The show uses a series of regular correspondents to do field pieces and interviews. I like Marilla Wex’s starchy, Euro-investigator, and Laura Cilevitz brings a note of glamour and stardom to her clever bits.

There’s Canadian content, but it’s balanced by a lot of satire about international news events. I tried to discern if the show had an ideological stance like The Daily Show, but it seems happy to just go for the laughs. The Beaverton is more about absurdity but does traffic in barbed satire. 

As Emma Hunter says on the show, “Legalizing marijuana is this country’s version of the civil rights movement.” 

The format isn’t completely original. The Beaverton is Canada’s answer to the Onion, which began publishing in Wisconsin in 1988 and went online in the ’90s. 

Although the Onion had a radio series, a film and a massive YouTube presence, it never had a regularly scheduled TV series. The sensibility, though, is identical to The Beaverton.
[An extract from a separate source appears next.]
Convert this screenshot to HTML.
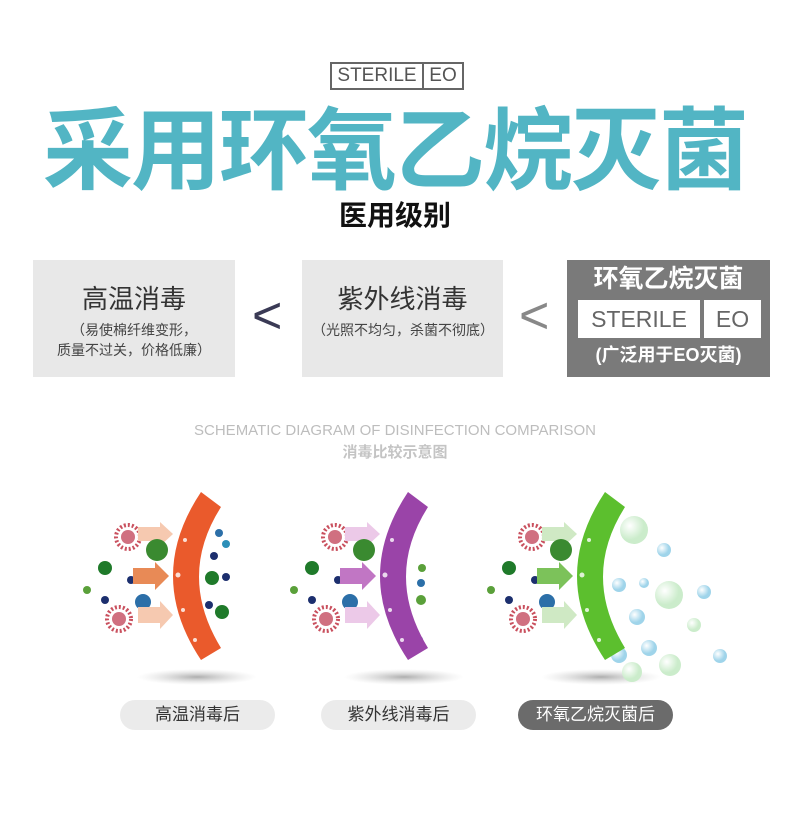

But long before either the Onion or The Beaverton or even Weekend Update existed, a little-known Canadian TV series was doing its version of the show, way back in 1973. 

Shhh! It’s the News was one of the initial offerings of fledgling Global TV, created by the late great Don Harron.

News parody shows are something this country has done exceptionally well, as evidenced by Royal Canadian Air Farce and This Hour Has 22 Minutes

What makes The Beaverton so timely is the stew of confusion generated by serious fake news and “alternative facts” that have become part of the Trump era. 

A show such as The Beaverton is now in the surreal position of being a “fake” fake news show.

For example, there was a Beaverton story that when astronaut Chris Hadfield returned to Earth he had to pay a roaming cellphone bill of $1.3 million. It was reported as truth as far away as Hong Kong.

As The Beaverton becomes more successful, it would be nice to see some guest star cameos, and maybe some “in-depth” pieces that run longer. But let’s not quibble. It’s good to have The Beaverton with us.